## Task details
The material below has pictures in it. Set down only the lines from the line containing "Recreate this image" through the line containing "const MEAN_HALF = 0.333;", word for word, and leave the pictures behind.
-*-
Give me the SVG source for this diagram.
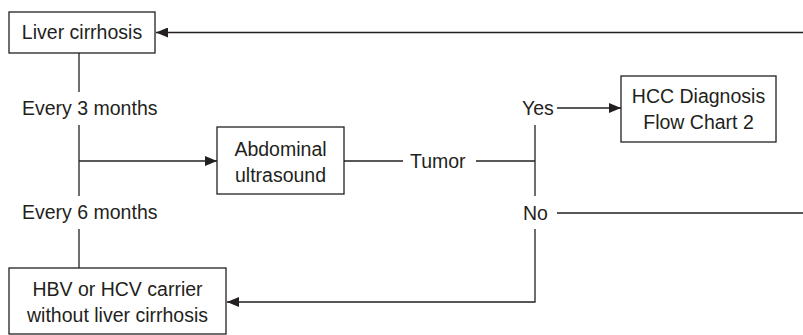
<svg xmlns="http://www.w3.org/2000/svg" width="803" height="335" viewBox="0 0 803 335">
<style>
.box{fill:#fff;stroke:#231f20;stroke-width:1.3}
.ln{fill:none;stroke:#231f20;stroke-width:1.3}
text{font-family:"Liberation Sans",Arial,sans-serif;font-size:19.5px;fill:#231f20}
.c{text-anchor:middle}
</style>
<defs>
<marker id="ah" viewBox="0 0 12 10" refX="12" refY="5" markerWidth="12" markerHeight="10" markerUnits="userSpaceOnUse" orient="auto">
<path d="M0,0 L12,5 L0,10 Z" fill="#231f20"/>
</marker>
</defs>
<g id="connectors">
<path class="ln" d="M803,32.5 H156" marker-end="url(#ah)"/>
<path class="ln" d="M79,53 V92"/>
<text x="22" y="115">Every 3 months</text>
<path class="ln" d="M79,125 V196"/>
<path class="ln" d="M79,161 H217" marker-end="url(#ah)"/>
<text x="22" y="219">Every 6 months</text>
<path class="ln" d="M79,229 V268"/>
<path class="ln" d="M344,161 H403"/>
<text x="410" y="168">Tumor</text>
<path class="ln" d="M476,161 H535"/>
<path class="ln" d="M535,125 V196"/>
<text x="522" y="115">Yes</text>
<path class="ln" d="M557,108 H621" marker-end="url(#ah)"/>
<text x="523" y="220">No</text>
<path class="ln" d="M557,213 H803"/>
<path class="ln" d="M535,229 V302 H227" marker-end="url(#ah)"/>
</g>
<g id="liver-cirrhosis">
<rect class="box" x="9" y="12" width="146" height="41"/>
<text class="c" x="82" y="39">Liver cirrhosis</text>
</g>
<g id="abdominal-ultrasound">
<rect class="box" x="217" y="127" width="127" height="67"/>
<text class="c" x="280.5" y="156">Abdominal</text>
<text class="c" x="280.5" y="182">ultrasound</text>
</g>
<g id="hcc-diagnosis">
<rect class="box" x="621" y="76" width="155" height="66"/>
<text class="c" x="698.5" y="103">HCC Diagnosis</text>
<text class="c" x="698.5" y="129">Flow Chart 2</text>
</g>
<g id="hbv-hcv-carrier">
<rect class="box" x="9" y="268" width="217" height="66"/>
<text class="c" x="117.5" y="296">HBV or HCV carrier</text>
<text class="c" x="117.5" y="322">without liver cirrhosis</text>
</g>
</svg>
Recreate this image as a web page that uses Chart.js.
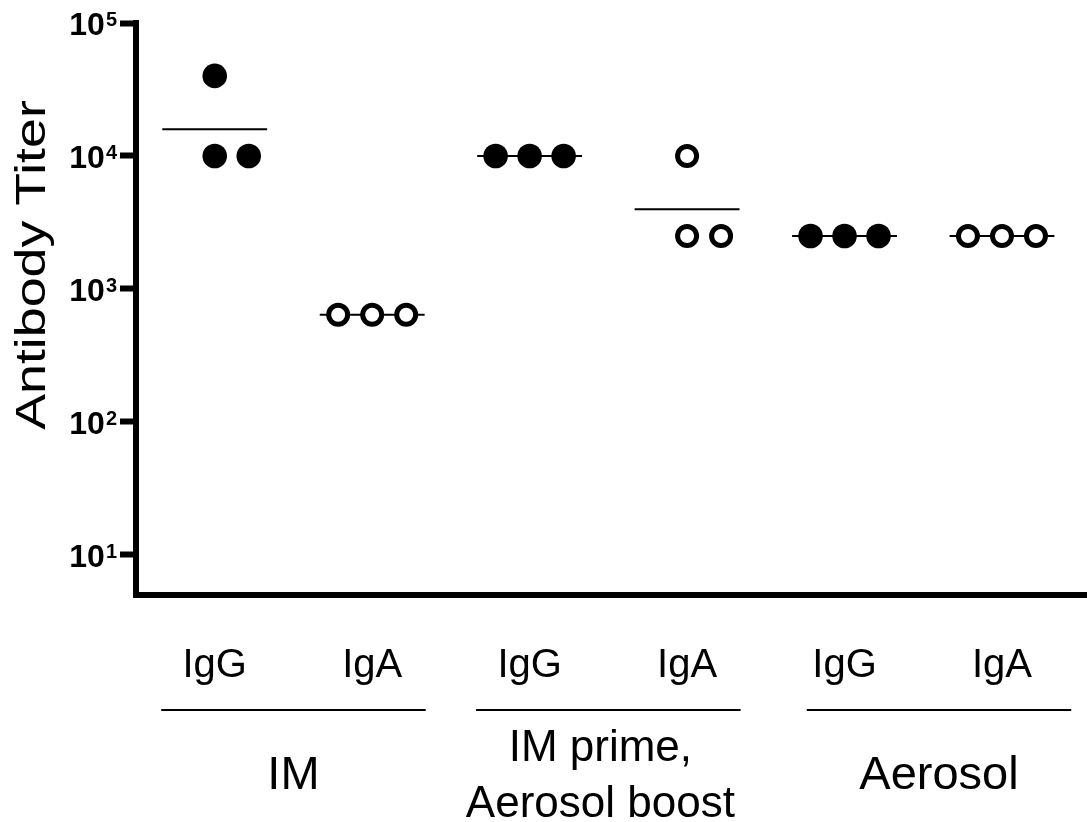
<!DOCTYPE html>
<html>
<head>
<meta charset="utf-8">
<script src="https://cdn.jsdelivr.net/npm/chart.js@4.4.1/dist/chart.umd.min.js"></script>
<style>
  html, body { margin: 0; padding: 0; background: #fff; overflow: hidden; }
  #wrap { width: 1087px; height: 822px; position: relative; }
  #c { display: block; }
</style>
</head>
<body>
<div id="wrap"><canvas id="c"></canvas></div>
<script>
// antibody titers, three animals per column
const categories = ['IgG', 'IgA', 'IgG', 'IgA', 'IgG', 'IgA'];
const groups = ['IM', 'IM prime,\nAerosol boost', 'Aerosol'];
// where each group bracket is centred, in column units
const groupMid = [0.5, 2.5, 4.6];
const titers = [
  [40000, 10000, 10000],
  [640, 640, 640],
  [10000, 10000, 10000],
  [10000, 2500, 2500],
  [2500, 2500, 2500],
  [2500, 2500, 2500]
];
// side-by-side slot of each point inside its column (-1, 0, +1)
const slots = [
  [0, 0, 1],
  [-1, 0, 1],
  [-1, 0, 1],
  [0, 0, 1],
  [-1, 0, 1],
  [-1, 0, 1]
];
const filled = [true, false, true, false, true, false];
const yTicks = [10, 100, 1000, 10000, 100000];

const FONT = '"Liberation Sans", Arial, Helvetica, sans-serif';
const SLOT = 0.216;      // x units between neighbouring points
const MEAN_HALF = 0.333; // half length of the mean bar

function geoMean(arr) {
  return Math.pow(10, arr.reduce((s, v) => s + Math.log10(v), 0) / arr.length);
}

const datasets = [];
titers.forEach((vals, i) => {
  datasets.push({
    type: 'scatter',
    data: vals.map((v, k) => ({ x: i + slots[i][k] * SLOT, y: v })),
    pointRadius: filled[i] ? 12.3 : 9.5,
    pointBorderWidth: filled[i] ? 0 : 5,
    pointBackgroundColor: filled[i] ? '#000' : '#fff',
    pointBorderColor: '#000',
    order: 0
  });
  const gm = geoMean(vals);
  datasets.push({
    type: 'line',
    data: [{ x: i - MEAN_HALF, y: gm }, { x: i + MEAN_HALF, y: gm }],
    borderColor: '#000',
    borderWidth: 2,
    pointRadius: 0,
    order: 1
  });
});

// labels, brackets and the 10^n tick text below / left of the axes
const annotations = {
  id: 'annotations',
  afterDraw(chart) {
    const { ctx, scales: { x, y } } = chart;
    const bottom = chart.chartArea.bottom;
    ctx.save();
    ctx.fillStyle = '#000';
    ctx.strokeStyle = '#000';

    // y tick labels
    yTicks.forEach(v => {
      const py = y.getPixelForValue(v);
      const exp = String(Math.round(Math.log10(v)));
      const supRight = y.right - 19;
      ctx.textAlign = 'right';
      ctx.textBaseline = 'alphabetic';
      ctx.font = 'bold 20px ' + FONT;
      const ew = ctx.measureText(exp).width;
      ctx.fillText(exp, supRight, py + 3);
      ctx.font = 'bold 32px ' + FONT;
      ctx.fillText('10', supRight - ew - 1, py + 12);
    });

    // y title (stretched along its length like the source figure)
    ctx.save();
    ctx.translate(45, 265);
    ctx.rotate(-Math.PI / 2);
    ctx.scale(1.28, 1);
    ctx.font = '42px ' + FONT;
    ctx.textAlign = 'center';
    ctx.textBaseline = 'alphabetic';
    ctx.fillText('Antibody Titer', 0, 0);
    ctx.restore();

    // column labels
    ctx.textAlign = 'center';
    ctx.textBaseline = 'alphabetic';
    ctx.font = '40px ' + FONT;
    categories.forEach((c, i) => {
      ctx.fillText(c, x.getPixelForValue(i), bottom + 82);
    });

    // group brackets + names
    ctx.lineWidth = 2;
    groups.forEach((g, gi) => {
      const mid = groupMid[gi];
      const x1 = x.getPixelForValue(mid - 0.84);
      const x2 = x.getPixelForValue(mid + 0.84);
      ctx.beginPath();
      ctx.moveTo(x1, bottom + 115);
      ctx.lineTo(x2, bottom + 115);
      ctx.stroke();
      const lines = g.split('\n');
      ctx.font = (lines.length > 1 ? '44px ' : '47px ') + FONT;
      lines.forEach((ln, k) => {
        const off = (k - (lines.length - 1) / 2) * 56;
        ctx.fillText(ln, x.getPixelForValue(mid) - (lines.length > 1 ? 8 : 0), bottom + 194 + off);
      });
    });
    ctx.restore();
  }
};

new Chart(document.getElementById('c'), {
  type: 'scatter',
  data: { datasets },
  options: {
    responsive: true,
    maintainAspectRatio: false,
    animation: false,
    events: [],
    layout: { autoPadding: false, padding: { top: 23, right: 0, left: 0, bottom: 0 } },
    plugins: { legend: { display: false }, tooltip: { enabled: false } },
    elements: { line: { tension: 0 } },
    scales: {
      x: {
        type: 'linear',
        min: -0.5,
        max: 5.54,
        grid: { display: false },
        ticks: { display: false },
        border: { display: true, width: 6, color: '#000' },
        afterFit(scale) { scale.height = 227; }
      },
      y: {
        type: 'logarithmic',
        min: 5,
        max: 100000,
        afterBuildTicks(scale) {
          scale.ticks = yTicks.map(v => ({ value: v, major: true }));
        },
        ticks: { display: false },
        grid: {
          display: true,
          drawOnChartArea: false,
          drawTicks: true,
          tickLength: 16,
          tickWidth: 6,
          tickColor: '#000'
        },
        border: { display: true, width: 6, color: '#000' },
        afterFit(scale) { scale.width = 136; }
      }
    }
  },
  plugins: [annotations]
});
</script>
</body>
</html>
-*-
## Correct output
Recreate this image as a web page that uses Chart.js.
<!DOCTYPE html>
<html>
<head>
<meta charset="utf-8">
<script src="https://cdn.jsdelivr.net/npm/chart.js@4.4.1/dist/chart.umd.min.js"></script>
<style>
  html, body { margin: 0; padding: 0; background: #fff; overflow: hidden; }
  #wrap { width: 1087px; height: 822px; position: relative; }
  #c { display: block; }
</style>
</head>
<body>
<div id="wrap"><canvas id="c"></canvas></div>
<script>
// antibody titers, three animals per column
const categories = ['IgG', 'IgA', 'IgG', 'IgA', 'IgG', 'IgA'];
const groups = ['IM', 'IM prime,\nAerosol boost', 'Aerosol'];
// where each group bracket is centred, in column units
const groupMid = [0.5, 2.5, 4.6];
const titers = [
  [40000, 10000, 10000],
  [640, 640, 640],
  [10000, 10000, 10000],
  [10000, 2500, 2500],
  [2500, 2500, 2500],
  [2500, 2500, 2500]
];
// side-by-side slot of each point inside its column (-1, 0, +1)
const slots = [
  [0, 0, 1],
  [-1, 0, 1],
  [-1, 0, 1],
  [0, 0, 1],
  [-1, 0, 1],
  [-1, 0, 1]
];
const filled = [true, false, true, false, true, false];
const yTicks = [10, 100, 1000, 10000, 100000];

const FONT = '"Liberation Sans", Arial, Helvetica, sans-serif';
const SLOT = 0.216;      // x units between neighbouring points
const MEAN_HALF = 0.333; // half length of the mean bar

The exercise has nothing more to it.